Ne pas être Charlie ad vitam aeternam

par Alexandre Vine
lundi 16 novembre 2015

Stopper l'affect, penser l'action.

J’ai attendu qu’une journée passe pour glaner quelques informations certaines et ainsi me livrer également à mon petit commentaire sur l’actualité. J’avoue être perplexe face au déluge de bons sentiments qui inonde les réseaux sociaux depuis 24h, à tel point que je me demande si je vis sur le même plan astral que beaucoup des miens.

Il y a tout d’abord ces belles phrases autour de la France « forte », « jamais soumise » et « debout ». Forte, jamais soumise et debout... quand 8 bolosses, dont certains âgés entre 15 et 18 ans, ont tué 129 personnes dans les rues d’une capitale ? Je vois revivre ce moment post-Charlie, tous à plastronner, faire gonfler les biscottos alors que la bataille avait été perdue. Non, la France n’a pas été forte, insoumise et debout, elle a été tout le contraire et c’est pour ça que ce drame a eu lieu. 

Nous savons depuis longtemps que la bataille contre Daesh s’effectue sur deux théâtres : extérieur et intérieur. Tous ceux qui appellent à l’éradication de ce « pays » en voie de construction ne font que la moitié du chemin car le combat est aussi à livrer ici, dans nos rue. Hélas, ce n’est pas une bataille à engager en changeant sa photo de profil ou en jouant « Imagine » devant le Bataclan. C’est un combat qui demande un arsenal judiciaire exceptionnel, bien loin de l’attentisme qui préside aujourd’hui. Les chiffres varient, mais on estime à 11 000 le nombre de personnes concernées par ces fameuses « fiche S ». Merah était fiché S... Coulibaly aussi... Nemmouche aussi... et puis Ismaël également, lequel, d’ailleurs, avait fait un petit tour en Syrie avant de revenir très tranquillement (ça va c’est pas parce qu’un mec en voie de radicalisation va en Syrie que tout de suite !)... Alors que fait-on, sachant que nos services de renseignement sont dans l’incapacité de les pister tous efficacement ? Et bien il faudra considérer que notre pays fasse quelques entorses exceptionnelles, provisoirement, à ses grands principes « humanistes », ou bien il devra se résoudre à revivre ces moments-là. Valls semble vouloir prendre des initiatives radicales qu’il y a à peine une semaine tout le monde aurait trouvées « fascisantes », à commencer par lui. C’est bien, mais c’est trop tard, en tous cas pour cette fois-là.

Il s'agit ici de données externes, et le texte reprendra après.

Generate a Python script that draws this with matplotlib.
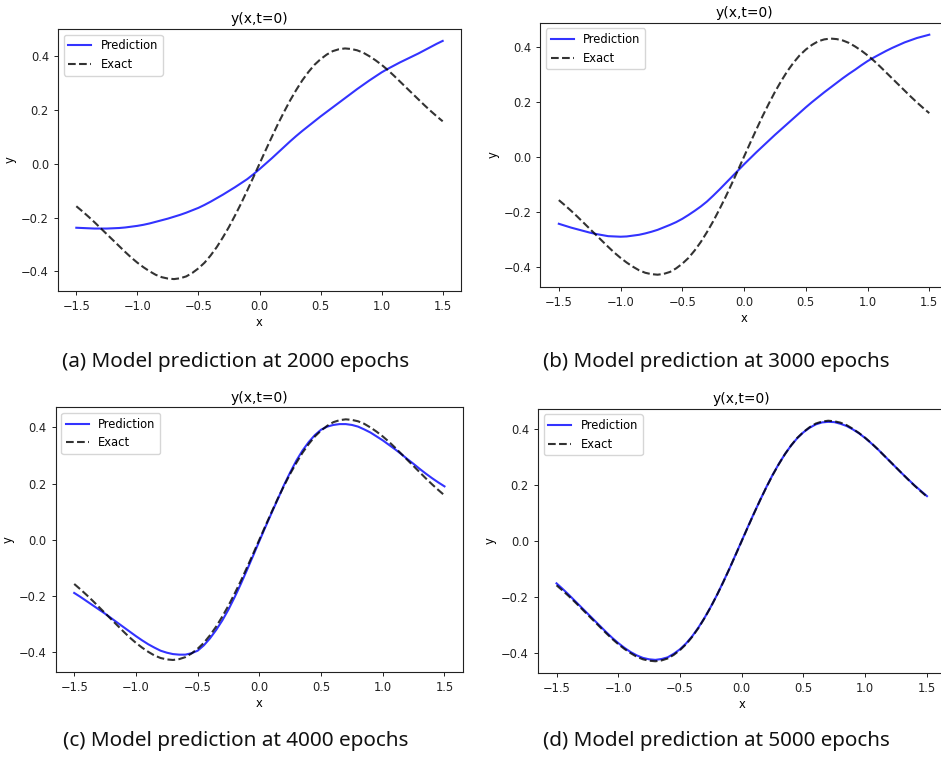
import matplotlib
matplotlib.use("Agg")
import matplotlib.pyplot as plt
from matplotlib import font_manager

x_vals = [-1.50, -1.45, -1.40, -1.35, -1.30, -1.25, -1.20, -1.15, -1.10, -1.05,
          -1.00, -0.95, -0.90, -0.85, -0.80, -0.75, -0.70, -0.65, -0.60, -0.55,
          -0.50, -0.45, -0.40, -0.35, -0.30, -0.25, -0.20, -0.15, -0.10, -0.05,
          0.00, 0.05, 0.10, 0.15, 0.20, 0.25, 0.30, 0.35, 0.40, 0.45,
          0.50, 0.55, 0.60, 0.65, 0.70, 0.75, 0.80, 0.85, 0.90, 0.95,
          1.00, 1.05, 1.10, 1.15, 1.20, 1.25, 1.30, 1.35, 1.40, 1.45, 1.50]

exact = [-0.158, -0.177, -0.197, -0.218, -0.240, -0.262, -0.284, -0.306, -0.328, -0.349,
         -0.368, -0.385, -0.400, -0.413, -0.422, -0.427, -0.429, -0.426, -0.419, -0.406,
         -0.389, -0.368, -0.341, -0.310, -0.274, -0.235, -0.192, -0.147, -0.099, -0.050,
         0.000, 0.050, 0.099, 0.147, 0.192, 0.235, 0.274, 0.310, 0.341, 0.368,
         0.389, 0.406, 0.419, 0.426, 0.429, 0.427, 0.422, 0.413, 0.400, 0.385,
         0.368, 0.349, 0.328, 0.306, 0.284, 0.262, 0.240, 0.218, 0.197, 0.177, 0.158]

pred_2000 = [-0.238, -0.239, -0.240, -0.241, -0.241, -0.241, -0.240, -0.239, -0.237, -0.234,
             -0.231, -0.227, -0.222, -0.216, -0.210, -0.204, -0.197, -0.190, -0.182, -0.173,
             -0.164, -0.153, -0.141, -0.128, -0.115, -0.101, -0.087, -0.072, -0.057, -0.039,
             -0.020, 0.000, 0.020, 0.041, 0.062, 0.083, 0.103, 0.122, 0.140, 0.158,
             0.176, 0.193, 0.210, 0.227, 0.244, 0.261, 0.278, 0.294, 0.310, 0.325,
             0.340, 0.353, 0.365, 0.377, 0.388, 0.399, 0.410, 0.422, 0.434, 0.446, 0.457]

pred_3000 = [-0.244, -0.251, -0.258, -0.264, -0.270, -0.276, -0.281, -0.285, -0.289, -0.290,
             -0.291, -0.290, -0.287, -0.284, -0.279, -0.273, -0.266, -0.257, -0.248, -0.238,
             -0.226, -0.212, -0.197, -0.181, -0.163, -0.142, -0.120, -0.097, -0.074, -0.051,
             -0.028, -0.006, 0.016, 0.037, 0.058, 0.079, 0.099, 0.119, 0.139, 0.159,
             0.179, 0.198, 0.216, 0.234, 0.251, 0.268, 0.285, 0.301, 0.316, 0.332,
             0.347, 0.360, 0.372, 0.384, 0.395, 0.405, 0.415, 0.423, 0.431, 0.437, 0.443]

pred_4000 = [-0.190, -0.204, -0.219, -0.234, -0.249, -0.264, -0.280, -0.296, -0.312, -0.328,
             -0.344, -0.359, -0.373, -0.385, -0.396, -0.403, -0.408, -0.410, -0.410, -0.405,
             -0.396, -0.377, -0.352, -0.322, -0.288, -0.249, -0.205, -0.158, -0.108, -0.057,
             -0.005, 0.046, 0.096, 0.145, 0.195, 0.240, 0.282, 0.318, 0.348, 0.373,
             0.392, 0.403, 0.409, 0.412, 0.412, 0.409, 0.403, 0.393, 0.382, 0.368,
             0.354, 0.338, 0.322, 0.305, 0.287, 0.270, 0.252, 0.235, 0.219, 0.204, 0.190]

pred_5000 = [-0.151, -0.171, -0.192, -0.214, -0.236, -0.258, -0.280, -0.302, -0.324, -0.345,
             -0.364, -0.381, -0.396, -0.408, -0.417, -0.422, -0.424, -0.421, -0.415, -0.402,
             -0.386, -0.365, -0.339, -0.308, -0.273, -0.234, -0.192, -0.146, -0.099, -0.049,
             0.001, 0.051, 0.100, 0.147, 0.193, 0.236, 0.275, 0.310, 0.341, 0.367,
             0.388, 0.404, 0.416, 0.423, 0.425, 0.424, 0.418, 0.410, 0.398, 0.384,
             0.367, 0.348, 0.328, 0.306, 0.284, 0.262, 0.240, 0.219, 0.198, 0.179, 0.160]

predictions = [pred_2000, pred_3000, pred_4000, pred_5000]
captions = ["(a) Model prediction at 2000 epochs",
            "(b) Model prediction at 3000 epochs",
            "(c) Model prediction at 4000 epochs",
            "(d) Model prediction at 5000 epochs"]
title_text = "y(x,t=0)"
xticks = [-1.5, -1.0, -0.5, 0.0, 0.5, 1.0, 1.5]
yticks = [-0.4, -0.2, 0.0, 0.2, 0.4]

W, H = 941, 757
fig = plt.figure(figsize=(W / 100, H / 100), dpi=100)

def rect(L, R, T, B):
    return [L / W, 1 - B / H, (R - L) / W, (B - T) / H]

rects = [rect(58, 461, 29, 291), rect(540.3, 947.8, 22.7, 286.7),
         rect(55.7, 463, 407.3, 672), rect(538, 945.5, 408.7, 673.3)]
cap_pos = [(236, 362), (716, 362), (236, 741), (716, 741)]

fs = 8.3
for r, pred in zip(rects, predictions):
    ax = fig.add_axes(r)
    ax.plot(x_vals, pred, color="blue", alpha=0.8, lw=1.5, label="Prediction")
    ax.plot(x_vals, exact, color="black", alpha=0.8, lw=1.5, ls="--", label="Exact")
    ax.set_xticks(xticks)
    ax.set_yticks(yticks)
    ax.tick_params(labelsize=fs, length=3, width=0.7, colors="#222222")
    for s in ax.spines.values():
        s.set_linewidth(0.8)
        s.set_color("#222222")
    ax.set_xlabel("x", fontsize=fs, labelpad=2)
    ax.set_ylabel("y", fontsize=fs, labelpad=3)
    ax.set_title(title_text, fontsize=10, pad=4)
    ax.legend(loc="upper left", fontsize=fs, framealpha=0.8)

names = {f.name for f in font_manager.fontManager.ttflist}
cap_family = "Liberation Sans Narrow" if "Liberation Sans Narrow" in names else "Noto Sans"

texts = []
for (cx, cy), cap in zip(cap_pos, captions):
    t = fig.text(cx / W, 1 - cy / H, cap, ha="center", va="center",
                 fontsize=14, family=cap_family, color="#111111")
    texts.append(t)

fig.canvas.draw()
rend = fig.canvas.get_renderer()
for t in texts:
    w = t.get_window_extent(rend).width
    t.set_fontsize(14 * 348 / w)

fig.savefig("out.png", dpi=100)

Il y a une forte dissonance cognitive dans les réactions. Beaucoup pensent que cet événement vient de nulle part, était inévitable, et ne font surtout pas le lien entre l’angélisme dont ils sont coutumiers au quotidien et ce qu’il vient de se passer. Ils y voient une rupture alors qu’il s’agit d’une conséquence. Ceux qui alertaient sur le risque de compter, parmi les réfugiés, des terroristes planqués, n’avaient forcément pas de coeur, ou plongeaient dans le fameux « repli sur soi ». Mais aujourd’hui que ce fait avéré, et bien sachez qu’il s’agit désormais, non pas de s’interroger sur cette nouvelle donne, mais bien de ne pas stigmatiser tous les réfugiés ! On n'en sortira donc jamais... 

Il y a ensuite ces envolées sur le risque de stigmatisation, cette attitude un brin paternaliste qui consiste à prétendre que non compatriotes musulmans ont besoin d’être sans cesse accompagnés par la main dans le champ républicain. Mais nos compatriotes musulmans n’attendent pas qu’on les flatte ou qu’on les couve. Ils veulent - j’ai l’impression bien plus que les autres composantes du peuple français - que le mal soit nommé, identifié et abattu. La meilleure réponse à trouver pour l’unité réside dans la mise à terre simple de cette minorité belliqueuse, qui n’aime pas la France bien qu’elle s’y trouve. Ils ne sont pas dans le zèle pacifiste, à prétendre que l’islamisme n’a rien à voir avec l’Islam. Bien sûr que l’islamisme a tout à voir avec l’Islam ! Si je vous disais que l’Inquisition n’avait rien à voir avec le christianisme, que me répondriez-vous ? L’islamisme a tout à voir avec l’Islam, même à considérer qu’il en est la négation. D’ailleurs, l’actualité internationale nous montre bien que les pays musulmans sont également touchés par ce venin (exemple du Liban il y a quelques jours). 

Ne vous trompez pas de cible. Si je ne parle pas de la tolérance et de vivre-ensemble, c’est bien parce que l’heure n’est pas à l’incantation ; il ne s’agit pas de communier autour d’un totem pour que la pluie s’arrête. Soyons forts, insoumis et debout... chaque jour, et dès maintenant.